Plotting code records

------------------------------

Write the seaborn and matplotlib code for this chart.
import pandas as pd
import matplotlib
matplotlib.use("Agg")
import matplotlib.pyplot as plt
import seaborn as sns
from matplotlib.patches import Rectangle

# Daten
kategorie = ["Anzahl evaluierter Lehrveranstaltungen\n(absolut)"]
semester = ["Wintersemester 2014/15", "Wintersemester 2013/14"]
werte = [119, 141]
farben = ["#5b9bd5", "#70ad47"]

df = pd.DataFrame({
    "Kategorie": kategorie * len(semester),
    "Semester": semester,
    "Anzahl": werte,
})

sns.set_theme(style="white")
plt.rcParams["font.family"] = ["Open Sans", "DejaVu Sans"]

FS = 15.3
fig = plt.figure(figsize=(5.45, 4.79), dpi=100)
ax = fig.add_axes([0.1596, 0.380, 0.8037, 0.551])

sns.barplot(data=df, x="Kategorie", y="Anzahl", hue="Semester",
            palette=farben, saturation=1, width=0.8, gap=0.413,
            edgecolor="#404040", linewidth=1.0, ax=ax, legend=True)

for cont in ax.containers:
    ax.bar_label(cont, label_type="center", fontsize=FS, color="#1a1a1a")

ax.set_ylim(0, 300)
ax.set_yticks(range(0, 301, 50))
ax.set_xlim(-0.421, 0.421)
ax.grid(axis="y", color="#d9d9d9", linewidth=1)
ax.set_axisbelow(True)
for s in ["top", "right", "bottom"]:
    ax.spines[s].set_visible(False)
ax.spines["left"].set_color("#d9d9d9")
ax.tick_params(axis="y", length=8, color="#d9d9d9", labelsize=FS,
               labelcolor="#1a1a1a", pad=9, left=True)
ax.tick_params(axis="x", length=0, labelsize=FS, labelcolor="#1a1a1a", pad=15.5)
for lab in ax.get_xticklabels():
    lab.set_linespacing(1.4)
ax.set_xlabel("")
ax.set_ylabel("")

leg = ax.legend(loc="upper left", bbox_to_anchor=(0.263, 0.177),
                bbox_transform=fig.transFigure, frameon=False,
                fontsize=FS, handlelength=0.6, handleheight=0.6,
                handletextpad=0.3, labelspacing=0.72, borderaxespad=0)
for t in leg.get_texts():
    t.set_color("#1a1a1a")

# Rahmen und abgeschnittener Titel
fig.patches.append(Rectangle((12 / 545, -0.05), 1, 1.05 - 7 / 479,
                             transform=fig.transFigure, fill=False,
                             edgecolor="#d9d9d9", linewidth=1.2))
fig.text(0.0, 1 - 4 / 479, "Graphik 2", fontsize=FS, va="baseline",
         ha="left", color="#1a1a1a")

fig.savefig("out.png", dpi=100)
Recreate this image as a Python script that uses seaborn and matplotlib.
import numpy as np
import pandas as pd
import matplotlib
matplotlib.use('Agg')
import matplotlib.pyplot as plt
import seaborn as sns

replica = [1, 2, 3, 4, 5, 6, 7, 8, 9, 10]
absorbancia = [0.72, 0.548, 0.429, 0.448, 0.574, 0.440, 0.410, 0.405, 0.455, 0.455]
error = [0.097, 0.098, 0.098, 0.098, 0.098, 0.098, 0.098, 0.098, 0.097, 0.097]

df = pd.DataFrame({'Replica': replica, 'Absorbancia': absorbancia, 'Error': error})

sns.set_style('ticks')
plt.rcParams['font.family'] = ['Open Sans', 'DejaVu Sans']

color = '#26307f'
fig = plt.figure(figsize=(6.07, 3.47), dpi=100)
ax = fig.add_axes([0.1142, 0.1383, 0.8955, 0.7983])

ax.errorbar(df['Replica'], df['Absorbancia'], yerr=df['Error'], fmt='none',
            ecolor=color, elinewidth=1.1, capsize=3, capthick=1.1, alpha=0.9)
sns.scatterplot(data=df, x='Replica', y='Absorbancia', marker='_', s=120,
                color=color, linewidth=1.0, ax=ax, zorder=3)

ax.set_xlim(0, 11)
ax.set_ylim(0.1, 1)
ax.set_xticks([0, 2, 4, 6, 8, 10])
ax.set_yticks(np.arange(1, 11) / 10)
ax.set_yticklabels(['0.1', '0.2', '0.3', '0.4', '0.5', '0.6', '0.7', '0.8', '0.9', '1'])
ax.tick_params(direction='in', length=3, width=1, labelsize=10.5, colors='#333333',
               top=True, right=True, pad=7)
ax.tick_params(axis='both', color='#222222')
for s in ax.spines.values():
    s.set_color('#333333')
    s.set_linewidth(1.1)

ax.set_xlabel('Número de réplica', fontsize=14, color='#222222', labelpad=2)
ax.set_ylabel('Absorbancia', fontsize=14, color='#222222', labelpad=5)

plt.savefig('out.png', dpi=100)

------------------------------

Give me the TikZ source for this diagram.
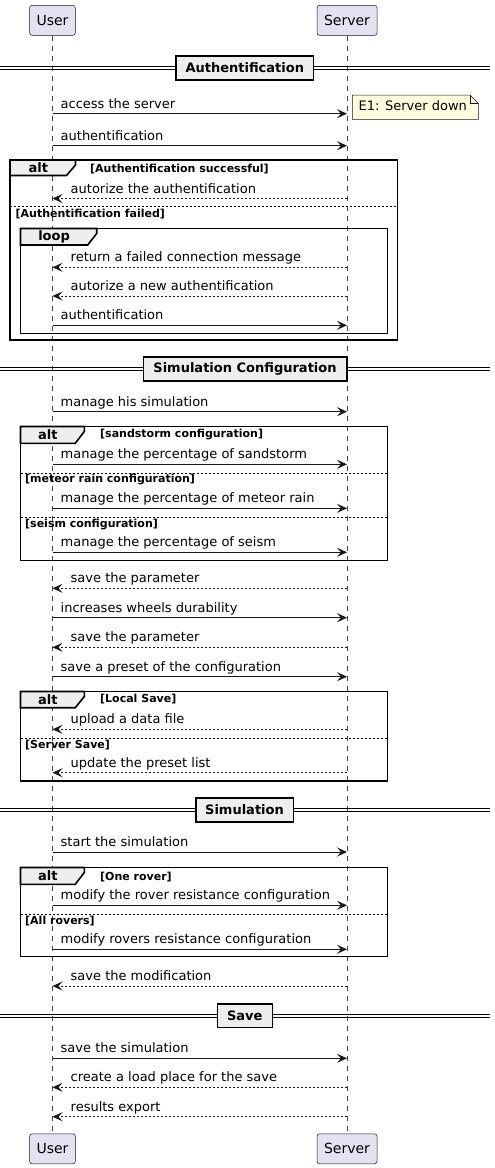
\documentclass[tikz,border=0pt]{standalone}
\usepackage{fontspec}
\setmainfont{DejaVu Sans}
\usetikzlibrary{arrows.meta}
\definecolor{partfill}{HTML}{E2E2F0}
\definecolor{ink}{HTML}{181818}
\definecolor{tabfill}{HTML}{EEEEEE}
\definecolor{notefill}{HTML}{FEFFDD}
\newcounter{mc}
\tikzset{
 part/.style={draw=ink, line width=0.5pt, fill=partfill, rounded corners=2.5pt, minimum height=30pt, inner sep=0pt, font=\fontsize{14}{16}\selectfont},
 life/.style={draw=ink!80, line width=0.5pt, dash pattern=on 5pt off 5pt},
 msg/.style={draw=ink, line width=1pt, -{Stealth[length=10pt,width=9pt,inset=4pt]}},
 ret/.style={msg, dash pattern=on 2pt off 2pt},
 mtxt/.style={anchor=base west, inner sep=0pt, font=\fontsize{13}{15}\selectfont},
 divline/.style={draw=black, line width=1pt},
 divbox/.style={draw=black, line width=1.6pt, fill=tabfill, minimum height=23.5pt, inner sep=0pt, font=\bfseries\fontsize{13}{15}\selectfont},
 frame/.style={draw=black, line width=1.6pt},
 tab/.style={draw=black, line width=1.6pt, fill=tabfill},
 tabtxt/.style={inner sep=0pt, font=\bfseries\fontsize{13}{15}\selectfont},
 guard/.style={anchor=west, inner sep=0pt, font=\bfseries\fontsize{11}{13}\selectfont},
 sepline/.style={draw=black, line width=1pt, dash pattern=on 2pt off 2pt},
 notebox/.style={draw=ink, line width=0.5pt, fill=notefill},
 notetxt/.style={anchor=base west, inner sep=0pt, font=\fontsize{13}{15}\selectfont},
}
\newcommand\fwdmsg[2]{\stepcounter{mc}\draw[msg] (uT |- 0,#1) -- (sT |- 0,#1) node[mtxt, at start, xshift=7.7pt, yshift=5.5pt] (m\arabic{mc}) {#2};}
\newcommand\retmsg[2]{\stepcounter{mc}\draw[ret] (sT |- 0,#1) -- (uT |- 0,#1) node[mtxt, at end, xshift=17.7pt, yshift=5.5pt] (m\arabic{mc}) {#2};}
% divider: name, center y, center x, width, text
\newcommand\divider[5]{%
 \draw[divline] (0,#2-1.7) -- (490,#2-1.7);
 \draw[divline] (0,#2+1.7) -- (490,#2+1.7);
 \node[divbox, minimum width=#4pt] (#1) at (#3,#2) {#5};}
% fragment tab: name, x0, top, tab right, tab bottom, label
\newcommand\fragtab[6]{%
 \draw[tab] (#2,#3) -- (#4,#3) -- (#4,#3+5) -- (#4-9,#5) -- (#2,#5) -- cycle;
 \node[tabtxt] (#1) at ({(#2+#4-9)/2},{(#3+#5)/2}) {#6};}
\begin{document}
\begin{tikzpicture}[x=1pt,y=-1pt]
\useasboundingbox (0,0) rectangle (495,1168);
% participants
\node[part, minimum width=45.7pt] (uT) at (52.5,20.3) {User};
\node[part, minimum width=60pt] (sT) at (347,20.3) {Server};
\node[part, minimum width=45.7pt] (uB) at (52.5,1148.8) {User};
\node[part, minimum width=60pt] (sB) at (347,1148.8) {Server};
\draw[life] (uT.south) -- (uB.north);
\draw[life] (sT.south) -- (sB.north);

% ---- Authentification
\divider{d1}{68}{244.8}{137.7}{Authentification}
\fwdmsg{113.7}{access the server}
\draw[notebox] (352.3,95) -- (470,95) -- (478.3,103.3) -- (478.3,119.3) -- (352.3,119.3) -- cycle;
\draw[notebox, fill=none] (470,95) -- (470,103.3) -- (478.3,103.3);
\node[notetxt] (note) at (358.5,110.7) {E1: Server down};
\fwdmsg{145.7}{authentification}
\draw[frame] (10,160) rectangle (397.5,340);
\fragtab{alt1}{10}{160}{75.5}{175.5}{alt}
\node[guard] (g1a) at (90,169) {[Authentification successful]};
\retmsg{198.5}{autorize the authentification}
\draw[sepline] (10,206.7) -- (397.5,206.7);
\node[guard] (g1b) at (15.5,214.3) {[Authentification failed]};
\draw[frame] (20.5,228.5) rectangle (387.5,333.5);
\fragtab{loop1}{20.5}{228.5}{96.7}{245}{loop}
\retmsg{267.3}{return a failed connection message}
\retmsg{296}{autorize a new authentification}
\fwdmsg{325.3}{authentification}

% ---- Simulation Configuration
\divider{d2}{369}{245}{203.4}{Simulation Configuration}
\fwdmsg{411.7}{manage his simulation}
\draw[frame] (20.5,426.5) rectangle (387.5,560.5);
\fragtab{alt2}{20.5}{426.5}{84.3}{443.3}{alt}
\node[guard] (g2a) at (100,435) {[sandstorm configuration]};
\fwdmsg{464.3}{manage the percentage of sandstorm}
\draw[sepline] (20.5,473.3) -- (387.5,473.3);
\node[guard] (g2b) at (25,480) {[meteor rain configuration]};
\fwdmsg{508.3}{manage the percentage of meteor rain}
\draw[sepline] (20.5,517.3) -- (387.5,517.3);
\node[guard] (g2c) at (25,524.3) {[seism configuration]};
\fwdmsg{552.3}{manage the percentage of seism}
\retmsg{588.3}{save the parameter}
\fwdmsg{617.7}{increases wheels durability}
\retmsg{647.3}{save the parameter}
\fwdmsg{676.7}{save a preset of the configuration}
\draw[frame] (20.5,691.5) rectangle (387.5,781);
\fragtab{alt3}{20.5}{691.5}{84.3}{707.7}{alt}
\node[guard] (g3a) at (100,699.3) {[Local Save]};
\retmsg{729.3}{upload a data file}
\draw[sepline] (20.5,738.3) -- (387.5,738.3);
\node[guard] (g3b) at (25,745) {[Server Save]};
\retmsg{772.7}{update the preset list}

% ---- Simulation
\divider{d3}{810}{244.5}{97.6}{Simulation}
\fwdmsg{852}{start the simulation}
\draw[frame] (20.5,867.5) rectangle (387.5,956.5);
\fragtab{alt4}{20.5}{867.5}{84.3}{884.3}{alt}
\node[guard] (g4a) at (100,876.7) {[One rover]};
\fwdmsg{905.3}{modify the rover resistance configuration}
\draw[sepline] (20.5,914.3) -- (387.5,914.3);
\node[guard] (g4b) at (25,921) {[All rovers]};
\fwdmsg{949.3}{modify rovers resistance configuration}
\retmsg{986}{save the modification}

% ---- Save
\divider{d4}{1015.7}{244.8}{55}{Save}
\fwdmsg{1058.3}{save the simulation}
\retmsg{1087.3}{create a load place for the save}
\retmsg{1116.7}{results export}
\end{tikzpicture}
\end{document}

------------------------------

- _STATED TASK_: In the entries above, count each line with "seaborn"; reply with the total only.

- _COMPLETED TASK_: 4